The coming decades saw all the big American bicycle manufacturers shutter their doors or move production overseas—all except Worksman, who, like Schwinn, had never bothered to re-do their manufacturing process, but whose saving grace was never bothering to try to keep up with the consumer market in the first place. As Weinreb puts it, “If we had gone into 10-speed bikes, if we had gone into kid’s bikes, we would be out of business.”

Worksman took a hit during the recession, but just as American manufacturing has since picked up, so too, has Worksman’s business. Weinreb says they have brought on newer customers like Tesla, and begun fielding replacement orders from older customers who had stopped buying during the recession. They are cagey about how many bikes they produce annually, but co-owner Wayne Sosin told the Wall Street Journal in 2013 they produce upwards of 10,000 bikes a year.

Worksman has survived long enough for the future to come back to them. Their tough, low-maintenance bicycles have become the ride of choice for bikeshare programs in Oklahoma City and Tulsa. Their bikes are so easily adapted to bikeshare, says Weinreb, that Worksman did not even know they were supplying bikes for Tulsa’s program until a year later, when the program called up asking for replacement parts.
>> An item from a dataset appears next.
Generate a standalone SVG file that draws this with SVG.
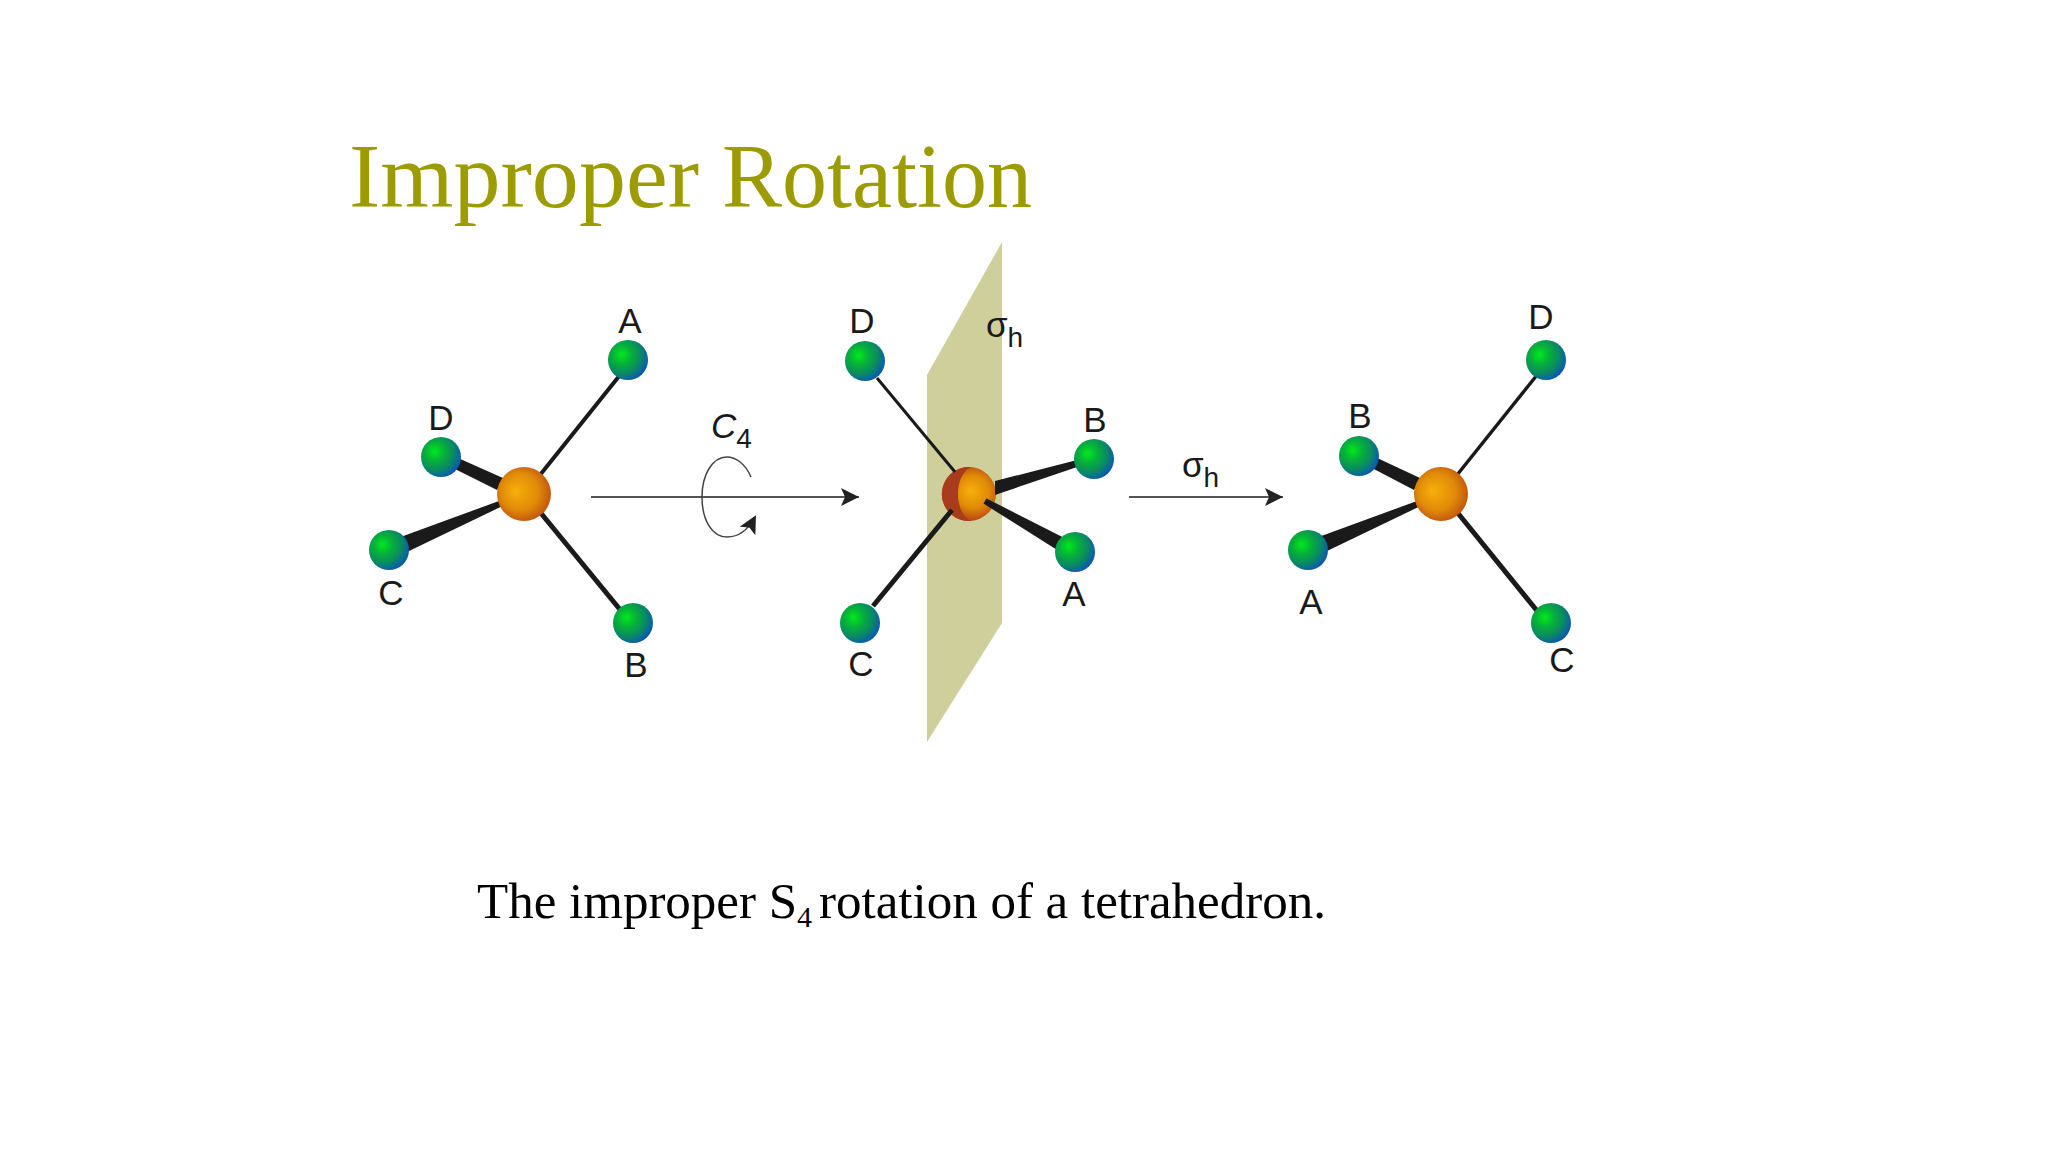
<svg xmlns="http://www.w3.org/2000/svg" width="2048" height="1152" viewBox="0 0 2048 1152">
<style>
.lbl{font-family:"Liberation Sans",Arial,sans-serif;font-size:35px;fill:#1a1a1a;text-anchor:middle}
.sub{font-size:28px}
.bond{stroke:#1a1a1a;fill:none;stroke-linecap:butt}
.wedge{fill:#1a1a1a;stroke:none}
.arrow{stroke:#555;stroke-width:1.800;fill:none;marker-end:url(#head)}
.leaf{fill:url(#green)}
.core{fill:url(#orange)}
</style>
<defs>
<radialGradient id="green" cx="0.36" cy="0.38" r="0.75" fx="0.34" fy="0.36">
<stop offset="0" stop-color="#00ea1c"/><stop offset="0.32" stop-color="#06b03a"/><stop offset="0.62" stop-color="#0a8a62"/><stop offset="0.85" stop-color="#0a60a8"/><stop offset="1" stop-color="#0a40d0"/>
</radialGradient>
<radialGradient id="orange" cx="0.47" cy="0.47" r="0.58" fx="0.34" fy="0.44">
<stop offset="0" stop-color="#f8b00a"/><stop offset="0.6" stop-color="#e08a08"/><stop offset="1" stop-color="#bd4e10"/>
</radialGradient>
<radialGradient id="orange2" cx="0.6" cy="0.47" r="0.5" fx="0.52" fy="0.44">
<stop offset="0" stop-color="#f8b00a"/><stop offset="0.6" stop-color="#e08a08"/><stop offset="1" stop-color="#bd4e10"/>
</radialGradient>
<marker id="head" markerUnits="userSpaceOnUse" markerWidth="20" markerHeight="20" refX="18" refY="9" orient="auto">
<path d="M0 0L18 9L0 18L4 9Z" fill="#222"/>
</marker>
<marker id="curlhead" markerUnits="userSpaceOnUse" markerWidth="20" markerHeight="20" refX="16" refY="9" orient="auto">
<path d="M0 0L18 9L0 18L4 9Z" fill="#222"/>
</marker>
</defs>
<rect width="2048" height="1152" fill="#fff"/>
<text id="title" y="207" font-family="'Liberation Serif',serif" font-size="90" fill="#9c9c00"><tspan x="349" textLength="350" lengthAdjust="spacingAndGlyphs">Improper</tspan> <tspan x="722" textLength="310" lengthAdjust="spacingAndGlyphs">Rotation</tspan></text>
<polygon id="mirror-plane" points="1002,242 1002,623 927,742 927,375" fill="#cfcf9c"/>
<g id="m2-core">
<circle cx="969" cy="494" r="27" fill="url(#orange2)"/>
<path d="M972 467.200A27 27 0 1 0 972 520.800A16 27 0 0 1 972 467.200Z" fill="#a83c1c"/>
</g>
<g id="connectors">
<line class="bond" x1="540" y1="475" x2="620" y2="375" stroke-width="4"/>
<line class="bond" x1="540" y1="512" x2="622" y2="612" stroke-width="5"/>
<polygon class="wedge" points="458,458 453,468 497,490 503,478"/>
<polygon class="wedge" points="402,536.600 408,551.400 503,505.800 501,500.200"/>
<line class="bond" x1="877" y1="378" x2="955" y2="472" stroke-width="3"/>
<line class="bond" x1="873" y1="606" x2="952" y2="510" stroke-width="5"/>
<polygon class="wedge" points="995,481 995,495 1083,465 1081,459"/>
<polygon class="wedge" points="986.500,498.400 983.500,503.600 1055.600,549 1062.400,537"/>
<line class="bond" x1="1457" y1="475" x2="1537" y2="375" stroke-width="3.500"/>
<line class="bond" x1="1457" y1="512" x2="1538" y2="612" stroke-width="5"/>
<polygon class="wedge" points="1375,457 1370,467 1414,490 1420,478"/>
<polygon class="wedge" points="1320,536.600 1326,551.400 1421,505.800 1419,500.200"/>
<line class="arrow" x1="591" y1="497" x2="859" y2="497"/>
<line class="arrow" x1="1129" y1="497" x2="1283" y2="497"/>
<path d="M751 477C745 463 735 457 727 457C712 457 702 475 702 497C702 520 712 537 727 537C739 537 748 530 755 517" fill="none" stroke="#444" stroke-width="1.500" marker-end="url(#curlhead)"/>
</g>
<g id="molecule-1">
<circle class="core" cx="524" cy="494" r="27"/>
<g id="m1-A"><circle class="leaf" cx="628" cy="360" r="20"/><text class="lbl" x="630" y="333">A</text></g>
<g id="m1-D"><circle class="leaf" cx="441" cy="457" r="20"/><text class="lbl" x="441" y="430">D</text></g>
<g id="m1-C"><circle class="leaf" cx="389" cy="550" r="20"/><text class="lbl" x="391" y="605">C</text></g>
<g id="m1-B"><circle class="leaf" cx="633" cy="623" r="20"/><text class="lbl" x="636" y="677">B</text></g>
</g>
<g id="c4-label"><text class="lbl" x="711" y="438" style="text-anchor:start;font-style:italic">C<tspan class="sub" dy="10" style="font-style:normal">4</tspan></text></g>
<g id="molecule-2">
<g id="m2-D"><circle class="leaf" cx="865" cy="361" r="20"/><text class="lbl" x="862" y="333">D</text></g>
<g id="m2-B"><circle class="leaf" cx="1094" cy="459" r="20"/><text class="lbl" x="1095" y="432">B</text></g>
<g id="m2-A"><circle class="leaf" cx="1075" cy="552" r="20"/><text class="lbl" x="1074" y="606">A</text></g>
<g id="m2-C"><circle class="leaf" cx="860" cy="623" r="20"/><text class="lbl" x="861" y="676">C</text></g>
</g>
<g id="sigma-plane-label"><text class="lbl" x="986" y="337" style="text-anchor:start">σ<tspan class="sub" dy="10">h</tspan></text></g>
<g id="sigma-arrow-label"><text class="lbl" x="1182" y="477" style="text-anchor:start">σ<tspan class="sub" dy="10">h</tspan></text></g>
<g id="molecule-3">
<circle class="core" cx="1441" cy="494" r="27"/>
<g id="m3-D"><circle class="leaf" cx="1546" cy="360" r="20"/><text class="lbl" x="1541" y="329">D</text></g>
<g id="m3-B"><circle class="leaf" cx="1359" cy="456" r="20"/><text class="lbl" x="1360" y="428">B</text></g>
<g id="m3-A"><circle class="leaf" cx="1308" cy="550" r="20"/><text class="lbl" x="1311" y="614">A</text></g>
<g id="m3-C"><circle class="leaf" cx="1551" cy="623" r="20"/><text class="lbl" x="1562" y="672">C</text></g>
</g>
<text id="caption" x="477" y="918" font-family="'Liberation Serif',serif" font-size="51" fill="#000">The improper S<tspan font-size="30" dy="9">4</tspan><tspan x="819" dy="-9">rotation of a tetrahedron.</tspan></text>
</svg>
Along with these municipal bikeshares, Worksman also provides bikes for a number of campus programs.

With growing interest in public and private bikeshares, Worksman is, for the first time in years, about to roll out a new bicycle purpose-built for the sector. But this new interest in expansion does not mean Worksman is going to abandon its ways. “What we don’t get into is complexity,” says Weinreb. “We’ll never make anything with a derailleur.”